Faced with a crippling combination of low revenues, high labor costs and decreasing funding from the state, El Monte is moving to declare a fiscal emergency and seek a tax on sugary beverages sold within the city.Several story lines:
The moves come as the city attempts to stave off the financial problems facing a number of cities across California. So far this summer, three cities — Stockton, San Bernardino and Mammoth Lakes — have moved to seek bankruptcy protection, and Compton officials announced the city could run out of cash in a matter of months.

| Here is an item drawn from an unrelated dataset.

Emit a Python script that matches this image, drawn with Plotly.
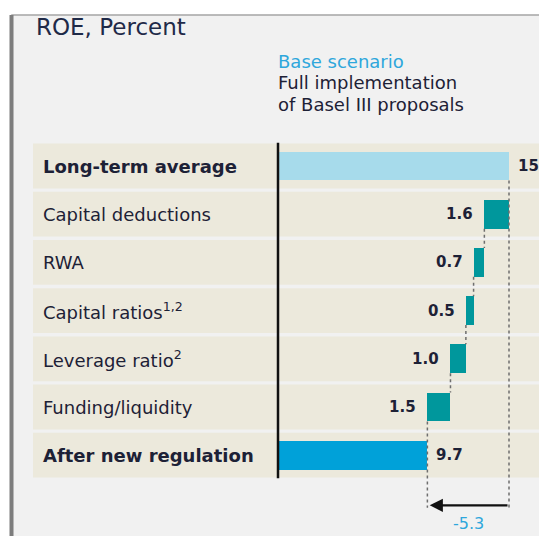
import plotly.graph_objects as go

# ROE waterfall: long-term average down to after new regulation
categories = ["Long-term average", "Capital deductions", "RWA",
              "Capital ratios<sup>1,2</sup>", "Leverage ratio<sup>2</sup>",
              "Funding/liquidity", "After new regulation"]
bold_rows = [True, False, False, False, False, False, True]
start_value = 15.0
impacts = [1.6, 0.7, 0.5, 1.0, 1.5]
end_value = 9.7
total_change = -5.3
value_labels = ["15", "1.6", "0.7", "0.5", "1.0", "1.5", "9.7"]

W, H = 539, 536
X0_PX, PX_PER_UNIT = 278, 15.4
ROW0_PX, ROW_PITCH = 166, 48.2

# waterfall bases / lengths
bases, lengths = [0.0], [start_value]
level = start_value
for d in impacts:
    level = round(level - d, 2)
    bases.append(level)
    lengths.append(d)
bases.append(0.0)
lengths.append(end_value)
rows = list(range(len(categories)))
colors = ["#a7dbeb"] + ["#00979c"] * len(impacts) + ["#00a1d9"]

fig = go.Figure()
fig.add_trace(go.Bar(y=rows, x=lengths, base=bases, orientation="h",
                     marker=dict(color=colors, line_width=0), width=0.6,
                     hoverinfo="skip", showlegend=False))

shapes = []
# frame
shapes.append(dict(type="rect", xref="paper", yref="paper", x0=12 / W, x1=1.2,
                   y0=-0.2, y1=1 - 15 / H, fillcolor="#f1f1f1",
                   line=dict(color="#a5a5a5", width=1.5), layer="below"))
shapes.append(dict(type="line", xref="paper", yref="paper", x0=11.5 / W, x1=11.5 / W,
                   y0=-0.2, y1=1 - 15 / H, line=dict(color="#7d7d7d", width=4),
                   layer="below"))
# row bands
for r in rows:
    shapes.append(dict(type="rect", xref="paper", yref="y", x0=33 / W, x1=1,
                       y0=r - 0.465, y1=r + 0.465, fillcolor="#ece9dc",
                       line_width=0, layer="below"))
# axis line
shapes.append(dict(type="line", xref="x", yref="y", x0=0, x1=0,
                   y0=-0.48, y1=rows[-1] + 0.48, line=dict(color="#111111", width=2.5)))
dot = dict(color="#6e6e6e", width=1.5, dash="dot")
# connectors between steps
for i in range(1, len(impacts)):
    shapes.append(dict(type="line", xref="x", yref="y", x0=bases[i], x1=bases[i],
                       y0=i + 0.3, y1=i + 0.7, line=dot))
arrow_y = rows[-1] + 1.04
shapes.append(dict(type="line", xref="x", yref="y", x0=start_value, x1=start_value,
                   y0=0.3, y1=arrow_y + 0.05, line=dot))
shapes.append(dict(type="line", xref="x", yref="y", x0=end_value, x1=end_value,
                   y0=rows[-2] + 0.3, y1=arrow_y + 0.05, line=dot))

FONT = "DejaVu Sans"
DARK = "#1d2136"
ann = []
ann.append(dict(text="ROE, Percent", xref="paper", yref="paper", x=34 / W, y=1 - 27 / H,
                xanchor="left", yanchor="middle", showarrow=False,
                font=dict(family=FONT, size=23, color="#1f2a48")))
legend_lines = [("Base scenario", "#2ea7dc", 61), ("Full implementation", DARK, 82.5),
                ("of Basel III proposals", DARK, 104)]
for txt, col, py in legend_lines:
    ann.append(dict(text=txt, xref="paper", yref="paper", x=276 / W, y=1 - py / H,
                    xanchor="left", yanchor="middle", showarrow=False,
                    font=dict(family=FONT, size=18, color=col)))
for r, name in zip(rows, categories):
    ann.append(dict(text=f"<b>{name}</b>" if bold_rows[r] else name,
                    xref="paper", yref="y", x=41 / W, y=r, xanchor="left",
                    yanchor="middle", showarrow=False,
                    font=dict(family=FONT, size=18, color=DARK)))
for r in rows:
    if r in (0, rows[-1]):
        ann.append(dict(text=f"<b>{value_labels[r]}</b>", x=bases[r] + lengths[r], y=r,
                        xanchor="left", yanchor="middle", xshift=7, showarrow=False,
                        font=dict(family=FONT, size=15, color=DARK)))
    else:
        ann.append(dict(text=f"<b>{value_labels[r]}</b>", x=bases[r], y=r,
                        xanchor="right", yanchor="middle", xshift=-9, showarrow=False,
                        font=dict(family=FONT, size=15, color=DARK)))
# total change arrow
ann.append(dict(x=end_value + 0.15, y=arrow_y, ax=start_value, ay=arrow_y,
                xref="x", yref="y", axref="x", ayref="y", text="", showarrow=True,
                arrowhead=2, arrowsize=1.2, arrowwidth=2.2, arrowcolor="#111111"))
ann.append(dict(text=f"{total_change:.1f}", x=(start_value + end_value) / 2, y=arrow_y + 0.38,
                showarrow=False, xanchor="center", yanchor="middle",
                font=dict(family=FONT, size=16, color="#2ea7dc")))

fig.update_layout(
    width=W, height=H, margin=dict(l=0, r=0, t=0, b=0),
    paper_bgcolor="white", plot_bgcolor="rgba(0,0,0,0)",
    shapes=shapes, annotations=ann, bargap=0,
    xaxis=dict(range=[-X0_PX / PX_PER_UNIT, (W - X0_PX) / PX_PER_UNIT], visible=False,
               fixedrange=True),
    yaxis=dict(range=[(H - ROW0_PX) / ROW_PITCH, -ROW0_PX / ROW_PITCH], visible=False,
               fixedrange=True),
)

# drop the default page margin so the chart sits at the window corner
fig.write_html("out.html", config={"displayModeBar": False},
               post_script="document.body.style.margin='0';document.body.style.overflow='hidden';")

First, of course, another California city has it figured out: declare a fiscal emergency and then file for bankruptcy.
Second, using taxes on "sugary beverages" as a way to raise revenue. I never thought taxing sodas had anything to do with obesity -- the sugar in sodas is not the problem, and the "lap band" folks figured that out a long time ago. Taxes on "sugary beverages" is all about raising revenue.
And, third, buried near the end of the article, the reason the city needs to raise taxes: to pay the $200,000 pensions for former city employees:
El Monte has also awarded generous benefits to some of its top employees. Former Police Chief Thomas Armstrong, who retired in May 2011, collected nearly $430,000 in his final year with the city through a combination of salary and payouts for unused time off. Armstrong and two other former police chiefs now receive yearly CalPERS pensions of more than $200,000.That would have been my lede: declaring a fiscal emergency to deal with $200,000 pensions.
Oh, a fourth story line: a tax on food and/or drinks in a city like El Monte won't work. Folks will just cross the city line to surrounding towns/cities where there is no tax. This is not rocket science.